§ **To be done**:
Give the data below again exactly as it stands. Omit the pictures.

§ **Provided data**:
——————————

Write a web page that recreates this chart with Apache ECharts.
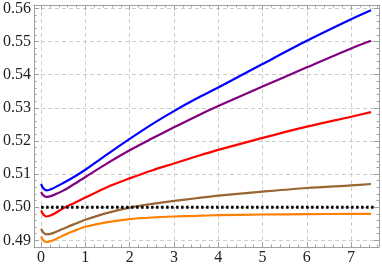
<!DOCTYPE html>
<html>
<head>
<meta charset="utf-8">
<script src="https://cdn.jsdelivr.net/npm/echarts@6/dist/echarts.min.js"></script>
<style>html,body{margin:0;padding:0;background:#fff}#c{width:382px;height:268px}</style>
</head>
<body>
<div id="c"></div>
<script>
const xs = [0, 0.05, 0.12, 0.25, 0.5, 0.75, 1, 1.5, 2, 2.5, 3, 3.5, 4, 5, 6, 7, 7.45];
const blue   = [0.5070, 0.5057, 0.5051, 0.5056, 0.5073, 0.5092, 0.5113, 0.5160, 0.5206, 0.5250, 0.5290, 0.5327, 0.5361, 0.5432, 0.5502, 0.5567, 0.5594];
const purple = [0.5046, 0.5036, 0.5031, 0.5035, 0.5050, 0.5070, 0.5091, 0.5133, 0.5172, 0.5207, 0.5241, 0.5274, 0.5305, 0.5364, 0.5422, 0.5479, 0.5502];
const red    = [0.4990, 0.4978, 0.4972, 0.4977, 0.4997, 0.5013, 0.5029, 0.5061, 0.5087, 0.5111, 0.5132, 0.5153, 0.5173, 0.5209, 0.5243, 0.5273, 0.5287];
const brown  = [0.4935, 0.4924, 0.4918, 0.4921, 0.4935, 0.4949, 0.4962, 0.4983, 0.4999, 0.5010, 0.5019, 0.5027, 0.5035, 0.5047, 0.5058, 0.5066, 0.5070];
const orange = [0.4912, 0.4900, 0.4895, 0.4899, 0.4915, 0.4929, 0.4941, 0.4955, 0.4964, 0.4969, 0.4972, 0.4974, 0.4976, 0.4978, 0.4979, 0.4980, 0.4980];
const refX = [0, 7.55];
const refY = [0.5, 0.5];
const xRange = [-0.16, 7.63];
const yRange = [0.488, 0.561];

const pairs = (a, b) => a.map((v, i) => [v, b[i]]);
const frameColor = '#a0a0a0';
const font = 'Liberation Serif';

function xAxisDef(pos, showLabels) {
  return {
    type: 'value', position: pos, min: xRange[0], max: xRange[1], splitNumber: 8,
    axisLine: { show: true, onZero: false, lineStyle: { color: frameColor, width: 1 } },
    axisTick: { show: true, inside: true, length: 5, lineStyle: { color: frameColor } },
    minorTick: { show: true, splitNumber: 5, length: 2.5, lineStyle: { color: frameColor } },
    splitLine: { show: showLabels, lineStyle: { color: '#cccccc', type: [4, 3], width: 1 } },
    axisLabel: { show: showLabels, margin: 3, color: '#222', fontFamily: font, fontSize: 16,
      formatter: v => Math.abs(v - Math.round(v)) < 1e-6 ? String(Math.round(v)) : '' }
  };
}
function yAxisDef(pos, showLabels) {
  return {
    type: 'value', position: pos, min: yRange[0], max: yRange[1], splitNumber: 8,
    axisLine: { show: true, onZero: false, lineStyle: { color: frameColor, width: 1 } },
    axisTick: { show: true, inside: true, length: 5, lineStyle: { color: frameColor } },
    minorTick: { show: true, splitNumber: 5, length: 2.5, lineStyle: { color: frameColor } },
    splitLine: { show: showLabels, lineStyle: { color: '#cccccc', type: [4, 3], width: 1 } },
    axisLabel: { show: showLabels, margin: 3, color: '#222', fontFamily: font, fontSize: 16,
      formatter: v => Math.abs(v * 100 - Math.round(v * 100)) < 1e-6 ? v.toFixed(2) : '' }
  };
}
function curve(data, color) {
  return { type: 'line', data: pairs(xs, data), showSymbol: false, smooth: 0.3,
    lineStyle: { color: color, width: 2.2 }, itemStyle: { color: color }, z: 3, animation: false };
}

const chart = echarts.init(document.getElementById('c'), null, { renderer: 'canvas' });
chart.setOption({
  animation: false,
  grid: { left: 32, right: 1, top: 5, bottom: 21, containLabel: false },
  xAxis: [xAxisDef('bottom', true), xAxisDef('top', false)],
  yAxis: [yAxisDef('left', true), yAxisDef('right', false)],
  series: [
    curve(orange, '#ff8000'),
    curve(brown, '#996633'),
    { type: 'line', data: pairs(refX, refY), showSymbol: false,
      lineStyle: { color: '#000', width: 3, type: [2.5, 2.5] }, z: 4, animation: false },
    curve(red, '#ff0000'),
    curve(purple, '#800080'),
    curve(blue, '#0000ff')
  ]
});
</script>
</body>
</html>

——————————

§ **Exercise solution**:
Write a web page that recreates this chart with Apache ECharts.
<!DOCTYPE html>
<html>
<head>
<meta charset="utf-8">
<script src="https://cdn.jsdelivr.net/npm/echarts@6/dist/echarts.min.js"></script>
<style>html,body{margin:0;padding:0;background:#fff}#c{width:382px;height:268px}</style>
</head>
<body>
<div id="c"></div>
<script>
const xs = [0, 0.05, 0.12, 0.25, 0.5, 0.75, 1, 1.5, 2, 2.5, 3, 3.5, 4, 5, 6, 7, 7.45];
const blue   = [0.5070, 0.5057, 0.5051, 0.5056, 0.5073, 0.5092, 0.5113, 0.5160, 0.5206, 0.5250, 0.5290, 0.5327, 0.5361, 0.5432, 0.5502, 0.5567, 0.5594];
const purple = [0.5046, 0.5036, 0.5031, 0.5035, 0.5050, 0.5070, 0.5091, 0.5133, 0.5172, 0.5207, 0.5241, 0.5274, 0.5305, 0.5364, 0.5422, 0.5479, 0.5502];
const red    = [0.4990, 0.4978, 0.4972, 0.4977, 0.4997, 0.5013, 0.5029, 0.5061, 0.5087, 0.5111, 0.5132, 0.5153, 0.5173, 0.5209, 0.5243, 0.5273, 0.5287];
const brown  = [0.4935, 0.4924, 0.4918, 0.4921, 0.4935, 0.4949, 0.4962, 0.4983, 0.4999, 0.5010, 0.5019, 0.5027, 0.5035, 0.5047, 0.5058, 0.5066, 0.5070];
const orange = [0.4912, 0.4900, 0.4895, 0.4899, 0.4915, 0.4929, 0.4941, 0.4955, 0.4964, 0.4969, 0.4972, 0.4974, 0.4976, 0.4978, 0.4979, 0.4980, 0.4980];
const refX = [0, 7.55];
const refY = [0.5, 0.5];
const xRange = [-0.16, 7.63];
const yRange = [0.488, 0.561];

const pairs = (a, b) => a.map((v, i) => [v, b[i]]);
const frameColor = '#a0a0a0';
const font = 'Liberation Serif';

function xAxisDef(pos, showLabels) {
  return {
    type: 'value', position: pos, min: xRange[0], max: xRange[1], splitNumber: 8,
    axisLine: { show: true, onZero: false, lineStyle: { color: frameColor, width: 1 } },
    axisTick: { show: true, inside: true, length: 5, lineStyle: { color: frameColor } },
    minorTick: { show: true, splitNumber: 5, length: 2.5, lineStyle: { color: frameColor } },
    splitLine: { show: showLabels, lineStyle: { color: '#cccccc', type: [4, 3], width: 1 } },
    axisLabel: { show: showLabels, margin: 3, color: '#222', fontFamily: font, fontSize: 16,
      formatter: v => Math.abs(v - Math.round(v)) < 1e-6 ? String(Math.round(v)) : '' }
  };
}
function yAxisDef(pos, showLabels) {
  return {
    type: 'value', position: pos, min: yRange[0], max: yRange[1], splitNumber: 8,
    axisLine: { show: true, onZero: false, lineStyle: { color: frameColor, width: 1 } },
    axisTick: { show: true, inside: true, length: 5, lineStyle: { color: frameColor } },
    minorTick: { show: true, splitNumber: 5, length: 2.5, lineStyle: { color: frameColor } },
    splitLine: { show: showLabels, lineStyle: { color: '#cccccc', type: [4, 3], width: 1 } },
    axisLabel: { show: showLabels, margin: 3, color: '#222', fontFamily: font, fontSize: 16,
      formatter: v => Math.abs(v * 100 - Math.round(v * 100)) < 1e-6 ? v.toFixed(2) : '' }
  };
}
function curve(data, color) {
  return { type: 'line', data: pairs(xs, data), showSymbol: false, smooth: 0.3,
    lineStyle: { color: color, width: 2.2 }, itemStyle: { color: color }, z: 3, animation: false };
}

const chart = echarts.init(document.getElementById('c'), null, { renderer: 'canvas' });
chart.setOption({
  animation: false,
  grid: { left: 32, right: 1, top: 5, bottom: 21, containLabel: false },
  xAxis: [xAxisDef('bottom', true), xAxisDef('top', false)],
  yAxis: [yAxisDef('left', true), yAxisDef('right', false)],
  series: [
    curve(orange, '#ff8000'),
    curve(brown, '#996633'),
    { type: 'line', data: pairs(refX, refY), showSymbol: false,
      lineStyle: { color: '#000', width: 3, type: [2.5, 2.5] }, z: 4, animation: false },
    curve(red, '#ff0000'),
    curve(purple, '#800080'),
    curve(blue, '#0000ff')
  ]
});
</script>
</body>
</html>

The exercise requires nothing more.